> **Given exercise**
Where a line holds the string "this", return that line.

> **Records**

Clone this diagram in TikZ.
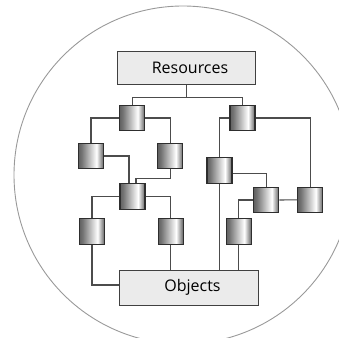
\documentclass[tikz,border=0pt]{standalone}
\usepackage{fontspec}
\setmainfont{Open Sans}
\pgfdeclarehorizontalshading{boxshade}{100bp}{color(0bp)=(black!62); color(25bp)=(black!62); color(31bp)=(black!55); color(61bp)=(white); color(75bp)=(black!62); color(100bp)=(black!62)}
\begin{document}
\begin{tikzpicture}[x=1pt,y=-1pt,
  blk/.style={draw=black!82, line width=1.1pt, shading=boxshade, minimum width=25pt, minimum height=25.5pt, inner sep=0pt},
  big/.style={draw=black!75, fill=black!8, line width=1pt, inner sep=0pt, font=\fontsize{16}{19}\selectfont},
  wire/.style={draw=black!70, line width=1.1pt}]
\useasboundingbox (0,0) rectangle (339,337);
\begin{scope}
\clip (0,0) rectangle (339,337);
\draw[black!40, line width=0.9pt] (183,175) circle (169);
\end{scope}
% big boxes
\node[big, minimum width=138pt, minimum height=33pt] (res) at (186.5,67.5) {\hspace*{7pt}Resources};
\node[big, minimum width=139pt, minimum height=35pt] (obj) at (189,287.5) {\hspace*{7pt}Objects};
% small blocks
\node[blk] (A) at (132.2,118) {};
\node[blk] (B) at (242.5,118) {};
\node[blk] (C) at (91,156) {};
\node[blk] (D) at (170.4,156) {};
\node[blk] (E) at (132.5,196.3) {};
\node[blk] (F) at (92,231.6) {};
\node[blk] (G) at (170.6,231.6) {};
\node[blk] (H) at (219.5,170.3) {};
\node[blk] (I) at (266.3,200) {};
\node[blk] (J) at (310.3,199.8) {};
\node[blk] (K) at (238.8,231.6) {};
% wires
\draw[wire] (res.south) -- ++(0,13) coordinate (rj);
\draw[wire] (A.north) |- (rj) -| (B.north);
\draw[wire] (A.west) -| (C.north);
\draw[wire] (A.east) -| (D.north);
\draw[wire] (C.east) -| ([xshift=-3.5pt]E.north);
\draw[wire] (D.south) -- ++(0,9.5) -| ([xshift=3.5pt]E.north);
\draw[wire] (E.west) -| (F.north);
\draw[wire] (E.east) -| (G.north);
\draw[wire] (F.south) |- ([yshift=2.5pt]obj.west);
\draw[wire] (G.south) -- (G.south |- obj.north);
\draw[wire] (B.west) -| (H.north);
\draw[wire] (H.south) -- (H.south |- obj.north);
\draw[wire] (B.east) -| (J.north);
\draw[wire] ([yshift=-3.5pt]H.east) -| (I.north);
\draw[wire] (I.east) -- (J.west);
\draw[wire] (I.west) -| (K.north);
\draw[wire] (K.south) -- (K.south |- obj.north);
\end{tikzpicture}
\end{document}
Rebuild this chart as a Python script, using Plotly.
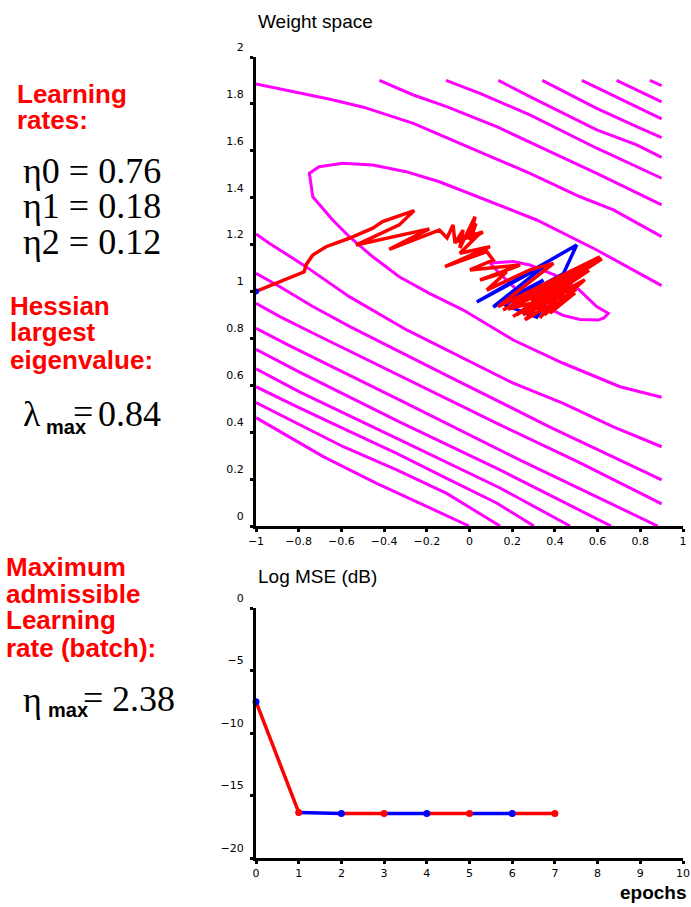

> **Written solution**
Clone this diagram in TikZ.
Rebuild this chart as a Python script, using Plotly.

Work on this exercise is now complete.